Glad you feel better, Mike, and glad we could all help out. Isn't it nice sometimes just to ge these things off our your chest? The Creek is a heck of a lot cheaper than therapy.:D

Sonny Edmonds
01-11-2009, 5:15 PM
What drive me up the wall is when someone gives directions and says something like...."Well, You go down 3 red lights then turn left".....

:mad:

.....What if the lights aren't red?....You could drive for miles before you catch 3 red lights!!! :rolleyes:

They're Traffic Lights (or Traffic Signals)........Just like it's a Water Heater not a Hot Water Heater!

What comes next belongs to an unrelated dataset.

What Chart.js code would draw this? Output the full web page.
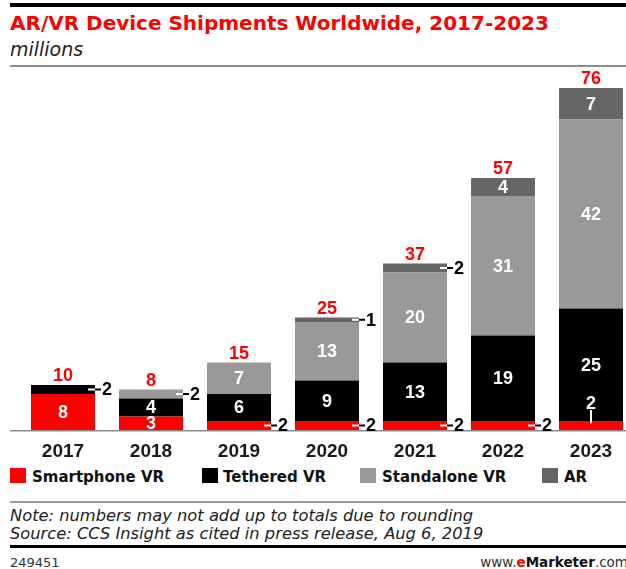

;) I feel better now..............

I feel your pain!
My Sis in Medford, OR lives a slight bit remotely from town. We get as far as a small corner store where we were to call her.
She starts giving me directions like, "you go down the road and see a big rock on the left. Turn there and go to the big tree on the right and about a quarter of a mile you'll see a blue mailbox...."
"For craps sakes! Come and lead us to your house, will ya?", I said. :D
She was there in about 10 minutes, I couldn't tell one rock or tree from another following her to her house.

Did you know that Oregonians don't tan?
They rust.
I think my Sis's (2) up in Oregon have rusted in the brain area sometimes. :confused: :D :)

Sonny Edmonds
01-11-2009, 5:17 PM
54 to 5
It seems the Floridians have thinned out some. :confused:

Belinda Barfield
01-14-2009, 7:49 AM
Thanks all for your input. We ended up with 7 hot water heater fans, but by and large the majority of us drop the hot.

Colin Giersberg
01-14-2009, 7:38 PM
Technically, when the heat on the "hot water heater" turns off, doesn't said hot water start cooling off immediately, in a desperate attempt at becoming cold water again, only to be re-heated to a point for another person in the house to use it all up before you can use any of it, thus having cold water again that needs mucho heato to become hot again.

Technically, this statement could go on forever, but realistically, I am going to end it right now, while the ending is good.